§ Given request
Pictures stay out of this copy, which runs from the first line of the material through the line containing "(0,0) rectangle (1219,839);".

§ Dataset excerpt
[start]

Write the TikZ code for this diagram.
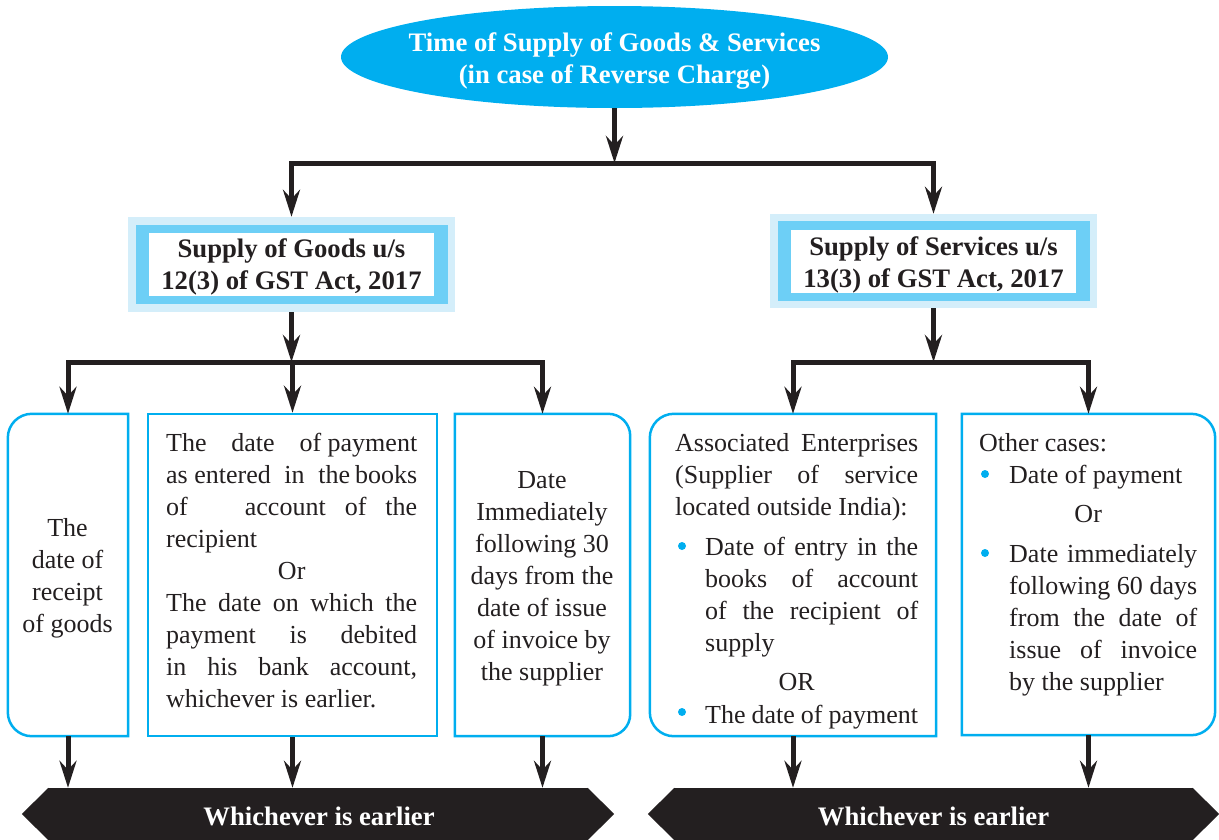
\documentclass[tikz,border=0pt]{standalone}
\usepackage{fontspec}
\setmainfont{Liberation Serif}
\usetikzlibrary{arrows.meta,shapes.geometric}
\setlength{\parindent}{0pt}
\definecolor{cy}{HTML}{00AEEF}
\definecolor{cymid}{HTML}{6DCFF6}
\definecolor{cylight}{HTML}{D4EEFA}
\definecolor{ink}{HTML}{231F20}
\newcommand{\myind}{\hspace*{30pt}}
\newcommand{\myjl}[2]{\makebox[#1][s]{\spaceskip=.25em plus 20em minus .05em\relax #2}}
\newcommand{\myl}[2]{\makebox[#1][l]{\spaceskip=.25em\relax #2}}
\newcommand{\myc}[2]{\makebox[#1][c]{\spaceskip=.25em\relax #2}}
\begin{document}
\begin{tikzpicture}[x=1pt,y=-1pt,
  body/.style={font=\fontsize{26}{32}\selectfont, text=ink, inner sep=0pt},
  hb/.style={font=\bfseries\fontsize{26.7}{32}\selectfont, inner sep=0pt, align=center},
  bx/.style={draw=cy, line width=2.5pt},
  hold/.style={draw=none, inner sep=0pt},
  dot/.style={fill=cy},
  conn/.style={draw=ink, line width=5pt, line join=miter},
  arr/.style={conn, -{Stealth[length=27pt,width=17pt,inset=9pt]}},
]
\useasboundingbox (0,0) rectangle (1219,839);

% top ellipse
\node[ellipse, fill=cy, minimum width=547pt, minimum height=102pt, inner sep=0pt] (top) at (614.5,57) {};
\node[hb, text=white] (topt) at (614.5,61)
  {Time of Supply of Goods \& Services\\(in case of Reverse Charge)};

% goods header
\node[fill=cylight, minimum width=327pt, minimum height=95pt, inner sep=0pt] (G) at (291.5,264.5) {};
\node[fill=cymid, minimum width=312pt, minimum height=79pt, inner sep=0pt] (Gm) at (G.center) {};
\node[fill=white, minimum width=285pt, minimum height=63pt, inner sep=0pt] (Gw) at (G.center) {};
\node[hb, text=ink] (Gt) at (291.5,266.5) {Supply of Goods u/s\\12(3) of GST Act, 2017};

% services header
\node[fill=cylight, minimum width=327pt, minimum height=94pt, inner sep=0pt] (S) at (933.5,261) {};
\node[fill=cymid, minimum width=312pt, minimum height=80pt, inner sep=0pt] (Sm) at (S.center) {};
\node[fill=white, minimum width=285pt, minimum height=63pt, inner sep=0pt] (Sw) at (S.center) {};
\node[hb, text=ink] (St) at (933.5,265) {Supply of Services u/s\\13(3) of GST Act, 2017};

% lower boxes
\node[hold, minimum width=120pt, minimum height=322pt] (A) at (68,575) {};
\draw[bx] (A.south) -- (A.south east) -- (A.north east) -- (A.north) [rounded corners=24pt] -- (A.north west) -- (A.south west) -- cycle;
\node[hold, draw=cy, line width=2.5pt, minimum width=289pt, minimum height=322pt] (B) at (292.5,575) {};
\node[hold, minimum width=175pt, minimum height=322pt] (C) at (542.5,575) {};
\draw[bx] (C.south) -- (C.south west) -- (C.north west) -- (C.north) [rounded corners=22pt] -- (C.north east) -- (C.south east) -- cycle;
\node[hold, minimum width=286pt, minimum height=322pt] (D) at (793,575) {};
\draw[bx] (D.south) -- (D.south east) -- (D.north east) -- (D.north) [rounded corners=24pt] -- (D.north west) -- (D.south west) -- cycle;
\node[hold, minimum width=253pt, minimum height=321pt] (E) at (1088.5,574.5) {};
\draw[bx] (E.south) -- (E.south west) -- (E.north west) -- (E.north) [rounded corners=24pt] -- (E.north east) -- (E.south east) -- cycle;

% texts
\node[body, text width=113pt, anchor=base] (At) at (68,536)
  {\myc{112pt}{The}\\\myc{112pt}{date of}\\\myc{112pt}{receipt}\\\myc{112pt}{of goods}};
\node[body, text width=253pt, anchor=base west] (Bt) at (166,451)
  {\myjl{251pt}{The date of\hspace{6.5pt}payment}\\
   \myjl{251pt}{as\hspace{6.5pt}entered in the\hspace{5pt}books}\\
   \myjl{251pt}{of\hspace{38pt} account of the}\\
   \myl{251pt}{recipient}\\
   \myc{251pt}{Or}\\
   \myjl{251pt}{The date on which the}\\
   \myjl{251pt}{payment is debited}\\
   \myjl{251pt}{in his bank account,}\\
   \myl{251pt}{whichever is earlier.}};
\node[body, text width=171pt, anchor=base] (Ct) at (542.5,488)
  {\myc{170pt}{Date}\\\myc{170pt}{Immediately}\\\myc{170pt}{following 30}\\\myc{170pt}{days from the}\\
   \myc{170pt}{date of issue}\\\myc{170pt}{of invoice by}\\\myc{170pt}{the supplier}};
\node[body, text width=245pt, anchor=base west] (Dt) at (675,451)
  {\myjl{243pt}{Associated Enterprises}\\
   \myjl{243pt}{(Supplier of service}\\
   \myl{243pt}{located outside India):}\\[8pt]
   \myind\myjl{213pt}{Date of entry in the}\\
   \myind\myjl{213pt}{books of account}\\
   \myind\myjl{213pt}{of the recipient of}\\
   \myind\myl{213pt}{supply}\\[7pt]
   \myc{243pt}{OR}\\[1pt]
   \myind\myjl{213pt}{The date of payment}};
\node[body, text width=220pt, anchor=base west] (Et) at (979,451)
  {\myl{218pt}{Other cases:}\\
   \myind\myl{188pt}{Date of payment}\\[7pt]
   \myc{218pt}{Or}\\[8pt]
   \myind\myjl{188pt}{Date immediately}\\
   \myind\myjl{188pt}{following 60 days}\\
   \myind\myjl{188pt}{from the date of}\\
   \myind\myjl{188pt}{issue of invoice}\\
   \myind\myl{188pt}{by the supplier}};

% bullets
\fill[dot] (682,546) circle (4pt);
\fill[dot] (682,712) circle (4pt);
\fill[dot] (985,474) circle (4pt);
\fill[dot] (985,553) circle (4pt);

% banners
\node[fill=ink, minimum width=540pt, minimum height=52pt, inner sep=0pt] (L) at (318,814) {};
\fill[ink] ([xshift=0.6pt]L.north west) -- ([xshift=-26pt]L.west) -- ([xshift=0.6pt]L.south west) -- cycle;
\fill[ink] ([xshift=-0.6pt]L.north east) -- ([xshift=26pt]L.east) -- ([xshift=-0.6pt]L.south east) -- cycle;
\node[hb, text=white] (Lt) at (319,816) {Whichever is earlier};
\node[fill=ink, minimum width=519pt, minimum height=52pt, inner sep=0pt] (R) at (933.5,814) {};
\fill[ink] ([xshift=0.6pt]R.north west) -- ([xshift=-26pt]R.west) -- ([xshift=0.6pt]R.south west) -- cycle;
\fill[ink] ([xshift=-0.6pt]R.north east) -- ([xshift=26pt]R.east) -- ([xshift=-0.6pt]R.south east) -- cycle;
\node[hb, text=white] (Rt) at (933.5,816) {Whichever is earlier};

% connectors
\coordinate (b1) at (614.5,163);
\draw[arr] (top.south) -- (b1);
\draw[arr] (b1) -| (G.north);
\draw[arr] (b1) -| (S.north);
\coordinate (b2) at (291.5,362);
\draw[arr] (G.south) -- (b2);
\draw[arr] (b2) -| (A.north);
\draw[arr] (b2) -| (B.north);
\draw[arr] (b2) -| (C.north);
\coordinate (b3) at (933.5,362);
\draw[arr] (S.south) -- (b3);
\draw[arr] (b3) -| (D.north);
\draw[arr] (b3) -| (E.north);
\draw[arr] (A.south) -- (A.south |- L.north);
\draw[arr] (B.south) -- (B.south |- L.north);
\draw[arr] (C.south) -- (C.south |- L.north);
\draw[arr] (D.south) -- (D.south |- R.north);
\draw[arr] (E.south) -- (E.south |- R.north);
\end{tikzpicture}
\end{document}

[end]

§ Complete output
Write the TikZ code for this diagram.
\documentclass[tikz,border=0pt]{standalone}
\usepackage{fontspec}
\setmainfont{Liberation Serif}
\usetikzlibrary{arrows.meta,shapes.geometric}
\setlength{\parindent}{0pt}
\definecolor{cy}{HTML}{00AEEF}
\definecolor{cymid}{HTML}{6DCFF6}
\definecolor{cylight}{HTML}{D4EEFA}
\definecolor{ink}{HTML}{231F20}
\newcommand{\myind}{\hspace*{30pt}}
\newcommand{\myjl}[2]{\makebox[#1][s]{\spaceskip=.25em plus 20em minus .05em\relax #2}}
\newcommand{\myl}[2]{\makebox[#1][l]{\spaceskip=.25em\relax #2}}
\newcommand{\myc}[2]{\makebox[#1][c]{\spaceskip=.25em\relax #2}}
\begin{document}
\begin{tikzpicture}[x=1pt,y=-1pt,
  body/.style={font=\fontsize{26}{32}\selectfont, text=ink, inner sep=0pt},
  hb/.style={font=\bfseries\fontsize{26.7}{32}\selectfont, inner sep=0pt, align=center},
  bx/.style={draw=cy, line width=2.5pt},
  hold/.style={draw=none, inner sep=0pt},
  dot/.style={fill=cy},
  conn/.style={draw=ink, line width=5pt, line join=miter},
  arr/.style={conn, -{Stealth[length=27pt,width=17pt,inset=9pt]}},
]
\useasboundingbox (0,0) rectangle (1219,839);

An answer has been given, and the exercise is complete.